Respecting a culture
The canoe project is expected to take approximately 14 months to complete. CWB’s portable pavilion structure has temporarily moved to the carving side of the park to provide more winter protection for the logs and carvers. Throughout the year, Antioch students, students from local public schools and volunteers will assist in carving the canoes.

CWB artist-in-residence Saaduuts, who has carved five canoes, is overseeing the project. The CWB itself is acting as a fiscal sponsor, handling all financing and contributions.
The current log the project has will yield two canoes, one for racing. More canoes are expected to be carved with additional logs.

Antioch has a history of working with tribal communities on behalf of Native student education.

“Antioch got involved to help with grant writing because we needed a project. We wanted to be able to give something away and decided on the canoe project,” Updegrave explained. “It’s cultural activity that we wanted to support. Antioch is now teaching an ecology program for students to learn about respect, humanity, different cultures and uses of the forest.”

Updegrave said Antioch’s liberal arts, interdisciplinary and social-justice orientation provided the right connection for involvement with this project.

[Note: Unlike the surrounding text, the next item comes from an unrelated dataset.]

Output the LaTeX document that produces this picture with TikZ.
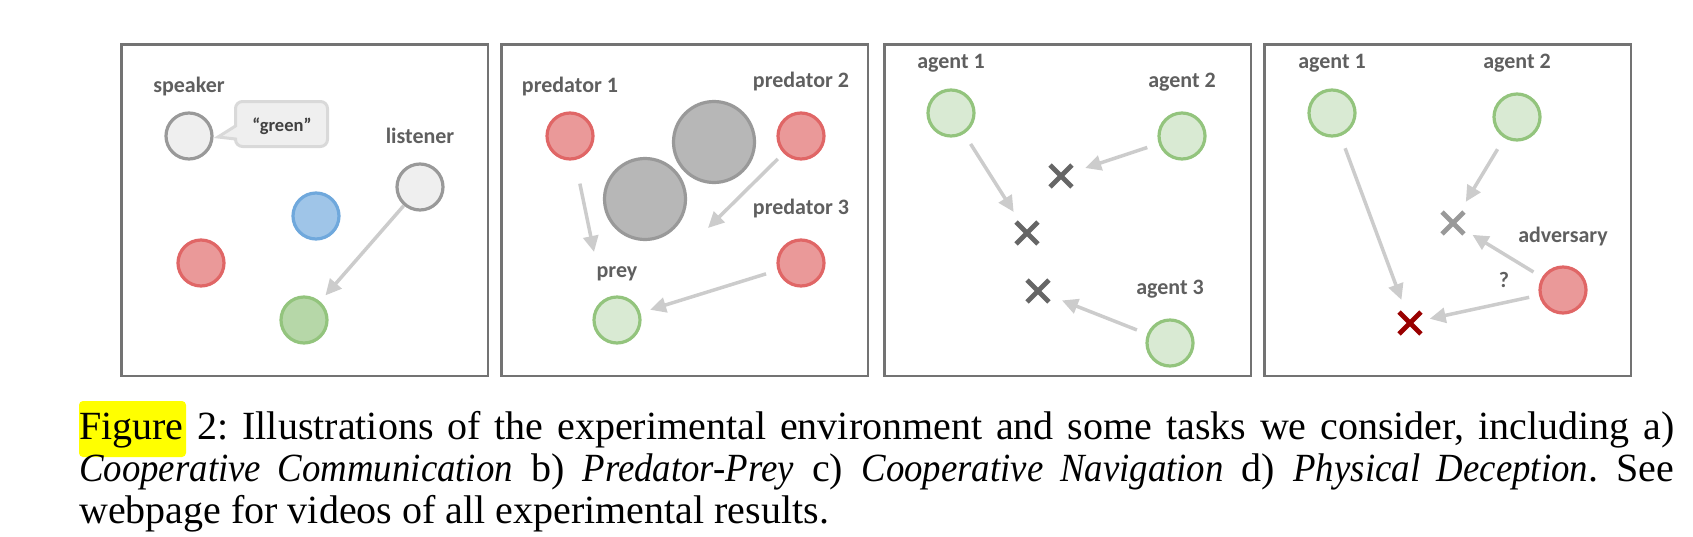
\documentclass[tikz,border=0pt]{standalone}
\usepackage{fontspec}
\setmainfont{Liberation Serif}[ItalicFeatures={FakeStretch=0.92}]
\newfontfamily\tagfont{Carlito}
\usetikzlibrary{arrows.meta,shapes.misc,positioning}
\frenchspacing

\definecolor{framec}{HTML}{737373}
\definecolor{tagc}{HTML}{5F5F5F}
\definecolor{wordc}{HTML}{404040}
\definecolor{movec}{HTML}{CCCCCC}
\definecolor{greyfill}{HTML}{EFEFEF}
\definecolor{greyline}{HTML}{999999}
\definecolor{redfill}{HTML}{EA9999}
\definecolor{redline}{HTML}{E06666}
\definecolor{bluefill}{HTML}{9FC5E8}
\definecolor{blueline}{HTML}{6FA8DC}
\definecolor{greenfill}{HTML}{B6D7A8}
\definecolor{lightgreen}{HTML}{D9EAD3}
\definecolor{greenline}{HTML}{93C47D}
\definecolor{rockfill}{HTML}{B7B7B7}
\definecolor{markc}{HTML}{666666}
\definecolor{goalred}{HTML}{990000}
\definecolor{bubbleline}{HTML}{D9D9D9}
\definecolor{hilite}{HTML}{FFFF00}

\tikzset{
  frame/.style={draw=framec, line width=2.5pt},
  agent/.style={circle, minimum size=46pt, inner sep=0pt, line width=3.2pt},
  greyagent/.style={agent, fill=greyfill, draw=greyline},
  redagent/.style={agent, fill=redfill, draw=redline},
  blueagent/.style={agent, fill=bluefill, draw=blueline},
  greenagent/.style={agent, fill=greenfill, draw=greenline},
  preyagent/.style={agent, fill=lightgreen, draw=greenline},
  rock/.style={circle, minimum size=81pt, inner sep=0pt, line width=3.2pt, fill=rockfill, draw=greyline},
  tag/.style={font=\tagfont\bfseries\fontsize{22}{24}\selectfont, text=tagc, anchor=base, inner sep=0pt},
  goal/.style={cross out, draw=markc, line width=4.8pt, minimum size=17pt, inner sep=0pt},
  move/.style={draw=movec, line width=3.5pt, -{Triangle[length=16pt,width=15pt]}},
  caption/.style={text width=1595pt, align=justify, inner sep=0pt, font=\fontsize{40}{42}\selectfont}
}

\begin{document}
\begin{tikzpicture}[x=1pt, y=-1pt]
    \useasboundingbox (0,0) rectangle (1693,536);

    % Panels
    \foreach \x in {121.5,501.5,884.5,1264.5}
        \draw[frame] (\x,44.5) rectangle ++(366.5,331.5);

    % a) Cooperative Communication
    \node[greyagent] (spk) at (189,136) {};
    \node[tag] (spkT) at (189,92) {speaker};
    \draw[fill=greyfill, draw=bubbleline, line width=3pt]
        (235.5,126) -- (218,137) -- (235.5,139) [rounded corners=7pt] -- (235.5,146.5)
        -- (327.5,146.5) -- (327.5,101.5) -- (235.5,101.5) [sharp corners] -- cycle;
    \node[tag, text=wordc, font=\tagfont\bfseries\fontsize{18.5}{20}\selectfont] (word) at (282,131) {“green”};
    \node[greyagent] (lst) at (420,187) {};
    \node[tag] (lstT) at (420,143) {listener};
    \node[blueagent] (lmkB) at (316,216) {};
    \node[redagent] (lmkR) at (201,263) {};
    \node[greenagent] (lmkG) at (304,320) {};
    \draw[move, shorten >=8pt] (lst) -- (lmkG);

    % b) Predator-Prey
    \node[rock] (rockA) at (714,142) {};
    \node[rock] (rockB) at (645,199) {};
    \node[redagent] (pred1) at (570,136) {};
    \node[tag] (pred1T) at (570,92) {predator 1};
    \node[redagent] (pred2) at (801,136) {};
    \node[tag] (pred2T) at (801,87) {predator 2};
    \node[redagent] (pred3) at (801,263) {};
    \node[tag] (pred3T) at (801,214) {predator 3};
    \node[preyagent] (prey) at (617,320) {};
    \node[tag] (preyT) at (617,277) {prey};
    \coordinate (pred1goal) at (594,252);
    \coordinate (pred2goal) at (708,228);
    \draw[move, shorten <=24pt] (pred1) -- (pred1goal);
    \draw[move, shorten <=8pt] (pred2) -- (pred2goal);
    \draw[move, shorten <=12pt, shorten >=10pt] (pred3) -- (prey);

    % c) Cooperative Navigation
    \node[preyagent] (nav1) at (951,113) {};
    \node[tag] (nav1T) at (951,68) {agent 1};
    \node[preyagent] (nav2) at (1182,136) {};
    \node[tag] (nav2T) at (1182,87) {agent 2};
    \node[preyagent] (nav3) at (1170,343) {};
    \node[tag] (nav3T) at (1170,294) {agent 3};
    \node[goal] (lmk1) at (1061,176) {};
    \node[goal] (lmk2) at (1027,233) {};
    \node[goal] (lmk3) at (1038,291) {};
    \draw[move, shorten <=12pt, shorten >=12pt] (nav1) -- (lmk2);
    \draw[move, shorten <=12pt, shorten >=14pt] (nav2) -- (lmk1);
    \draw[move, shorten <=11pt, shorten >=14pt] (nav3) -- (lmk3);

    % d) Physical Deception
    \node[preyagent] (good1) at (1332,113) {};
    \node[tag] (good1T) at (1332,68) {agent 1};
    \node[preyagent] (good2) at (1517,117) {};
    \node[tag] (good2T) at (1517,68) {agent 2};
    \node[redagent] (adv) at (1563,290) {};
    \node[tag] (advT) at (1563,242) {adversary};
    \node[goal, draw=greyline] (fake) at (1453,223) {};
    \node[goal, draw=goalred] (target) at (1410,323) {};
    \node[tag] (guess) at (1504,287) {?};
    \draw[move, shorten <=13pt, shorten >=13pt] (good1) -- (target);
    \draw[move, shorten <=13pt, shorten >=12pt] (good2) -- (fake);
    \draw[move, shorten <=10pt, shorten >=10pt] (adv) -- (fake);
    \draw[move, shorten <=10pt, shorten >=9pt] (adv) -- (target);

    % Caption
    \fill[hilite, rounded corners=4pt] (79,401) rectangle (186,457);
    \node[caption, anchor=base west] (cap) at (79,439) {Figure 2: Illustrations of the experimental environment and some tasks we consider, including a)\linebreak \textit{Cooperative Communication} b) \textit{Predator-Prey} c) \textit{Cooperative Navigation} d) \textit{Physical Deception}. See\linebreak webpage for videos of all experimental results.};
\end{tikzpicture}
\end{document}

“This fits Antioch not with just environment studies such as planting trees, but making sure people who have lived here a very long time are respected,” she said.

‘Connecting the dots’
UIATF’s plans include two buildings between Westlake Avenue and Lake Union, just north of the pedestrian bridge across Waterway 3. The buildings will be made from timber with glazed surfaces and with views of the lake and beach.

The center will feature a range of activities highlighting indigenous maritime heritage, provide access to the Lake Union waterfront and offer Native-inspired catering, according to a press release.

Founded in 1970, the UIATF has a mission to sustain a sense of identity, tradition and well-being for Native people in the Puget Sound by promoting their cultural, economic and social welfare.

“Traditionally, canoes are gifted to a ‘canoe family,’ which is a group connected with one of the coastal tribes that doesn’t have such a canoe,” said Dan Leach of the CWB, regarding the relevance of canoes to Native culture. “The last canoe Saaduuts built was a year ago and was given as a gift to the Nisqually tribe.”

Paul of UIATF secured the project when he realized he had access to donated wood.
“When I met Cynthia, I talked about carving another canoe,” he said. “My construction company had finished taking down some trees at Sisters of St. Joseph of Peace [in Bellevue]. I talked to her about the trees and the ability I had to transport them.… It just made sense to connect the dots.”